*Set task:*
Write out the material below again, unchanged.

*Data provided:*
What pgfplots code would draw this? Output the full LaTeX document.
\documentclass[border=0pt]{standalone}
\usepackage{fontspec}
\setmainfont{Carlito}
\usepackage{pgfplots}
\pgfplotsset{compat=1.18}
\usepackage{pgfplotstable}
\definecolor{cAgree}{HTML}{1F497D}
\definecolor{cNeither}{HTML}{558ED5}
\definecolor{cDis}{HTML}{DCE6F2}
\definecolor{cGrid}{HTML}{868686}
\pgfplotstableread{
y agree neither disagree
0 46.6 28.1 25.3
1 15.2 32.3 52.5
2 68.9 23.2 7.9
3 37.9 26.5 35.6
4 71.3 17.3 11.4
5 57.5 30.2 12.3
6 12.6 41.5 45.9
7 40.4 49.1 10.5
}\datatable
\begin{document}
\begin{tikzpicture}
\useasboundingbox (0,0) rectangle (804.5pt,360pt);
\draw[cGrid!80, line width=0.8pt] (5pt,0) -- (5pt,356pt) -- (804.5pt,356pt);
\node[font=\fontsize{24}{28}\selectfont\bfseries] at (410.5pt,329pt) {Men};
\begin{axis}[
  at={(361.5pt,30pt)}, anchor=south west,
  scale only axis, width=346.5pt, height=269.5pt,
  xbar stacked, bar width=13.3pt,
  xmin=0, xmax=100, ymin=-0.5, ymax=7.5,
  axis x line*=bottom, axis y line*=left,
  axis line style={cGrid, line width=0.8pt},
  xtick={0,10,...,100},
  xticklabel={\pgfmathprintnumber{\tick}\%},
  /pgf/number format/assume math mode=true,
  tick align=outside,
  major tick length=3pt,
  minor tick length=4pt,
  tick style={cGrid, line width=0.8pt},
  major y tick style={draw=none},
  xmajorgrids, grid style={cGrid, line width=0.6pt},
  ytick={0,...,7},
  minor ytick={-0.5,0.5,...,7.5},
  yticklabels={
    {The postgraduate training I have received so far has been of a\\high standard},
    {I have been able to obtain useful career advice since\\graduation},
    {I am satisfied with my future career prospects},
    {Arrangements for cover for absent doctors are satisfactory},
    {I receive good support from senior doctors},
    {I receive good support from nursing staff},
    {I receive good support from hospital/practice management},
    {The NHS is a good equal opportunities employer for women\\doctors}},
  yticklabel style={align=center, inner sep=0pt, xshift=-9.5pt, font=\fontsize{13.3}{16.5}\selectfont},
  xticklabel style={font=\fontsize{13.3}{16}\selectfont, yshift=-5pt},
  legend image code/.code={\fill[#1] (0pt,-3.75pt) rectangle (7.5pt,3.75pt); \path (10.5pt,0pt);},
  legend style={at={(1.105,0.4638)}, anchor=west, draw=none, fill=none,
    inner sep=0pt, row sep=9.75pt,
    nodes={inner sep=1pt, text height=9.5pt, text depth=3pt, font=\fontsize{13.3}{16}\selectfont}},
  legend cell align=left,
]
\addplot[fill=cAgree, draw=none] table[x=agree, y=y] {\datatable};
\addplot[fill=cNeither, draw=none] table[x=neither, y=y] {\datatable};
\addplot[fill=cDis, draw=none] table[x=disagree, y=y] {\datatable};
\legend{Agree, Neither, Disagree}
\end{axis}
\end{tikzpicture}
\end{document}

*Reply:*
What pgfplots code would draw this? Output the full LaTeX document.
\documentclass[border=0pt]{standalone}
\usepackage{fontspec}
\setmainfont{Carlito}
\usepackage{pgfplots}
\pgfplotsset{compat=1.18}
\usepackage{pgfplotstable}
\definecolor{cAgree}{HTML}{1F497D}
\definecolor{cNeither}{HTML}{558ED5}
\definecolor{cDis}{HTML}{DCE6F2}
\definecolor{cGrid}{HTML}{868686}
\pgfplotstableread{
y agree neither disagree
0 46.6 28.1 25.3
1 15.2 32.3 52.5
2 68.9 23.2 7.9
3 37.9 26.5 35.6
4 71.3 17.3 11.4
5 57.5 30.2 12.3
6 12.6 41.5 45.9
7 40.4 49.1 10.5
}\datatable
\begin{document}
\begin{tikzpicture}
\useasboundingbox (0,0) rectangle (804.5pt,360pt);
\draw[cGrid!80, line width=0.8pt] (5pt,0) -- (5pt,356pt) -- (804.5pt,356pt);
\node[font=\fontsize{24}{28}\selectfont\bfseries] at (410.5pt,329pt) {Men};
\begin{axis}[
  at={(361.5pt,30pt)}, anchor=south west,
  scale only axis, width=346.5pt, height=269.5pt,
  xbar stacked, bar width=13.3pt,
  xmin=0, xmax=100, ymin=-0.5, ymax=7.5,
  axis x line*=bottom, axis y line*=left,
  axis line style={cGrid, line width=0.8pt},
  xtick={0,10,...,100},
  xticklabel={\pgfmathprintnumber{\tick}\%},
  /pgf/number format/assume math mode=true,
  tick align=outside,
  major tick length=3pt,
  minor tick length=4pt,
  tick style={cGrid, line width=0.8pt},
  major y tick style={draw=none},
  xmajorgrids, grid style={cGrid, line width=0.6pt},
  ytick={0,...,7},
  minor ytick={-0.5,0.5,...,7.5},
  yticklabels={
    {The postgraduate training I have received so far has been of a\\high standard},
    {I have been able to obtain useful career advice since\\graduation},
    {I am satisfied with my future career prospects},
    {Arrangements for cover for absent doctors are satisfactory},
    {I receive good support from senior doctors},
    {I receive good support from nursing staff},
    {I receive good support from hospital/practice management},
    {The NHS is a good equal opportunities employer for women\\doctors}},
  yticklabel style={align=center, inner sep=0pt, xshift=-9.5pt, font=\fontsize{13.3}{16.5}\selectfont},
  xticklabel style={font=\fontsize{13.3}{16}\selectfont, yshift=-5pt},
  legend image code/.code={\fill[#1] (0pt,-3.75pt) rectangle (7.5pt,3.75pt); \path (10.5pt,0pt);},
  legend style={at={(1.105,0.4638)}, anchor=west, draw=none, fill=none,
    inner sep=0pt, row sep=9.75pt,
    nodes={inner sep=1pt, text height=9.5pt, text depth=3pt, font=\fontsize{13.3}{16}\selectfont}},
  legend cell align=left,
]
\addplot[fill=cAgree, draw=none] table[x=agree, y=y] {\datatable};
\addplot[fill=cNeither, draw=none] table[x=neither, y=y] {\datatable};
\addplot[fill=cDis, draw=none] table[x=disagree, y=y] {\datatable};
\legend{Agree, Neither, Disagree}
\end{axis}
\end{tikzpicture}
\end{document}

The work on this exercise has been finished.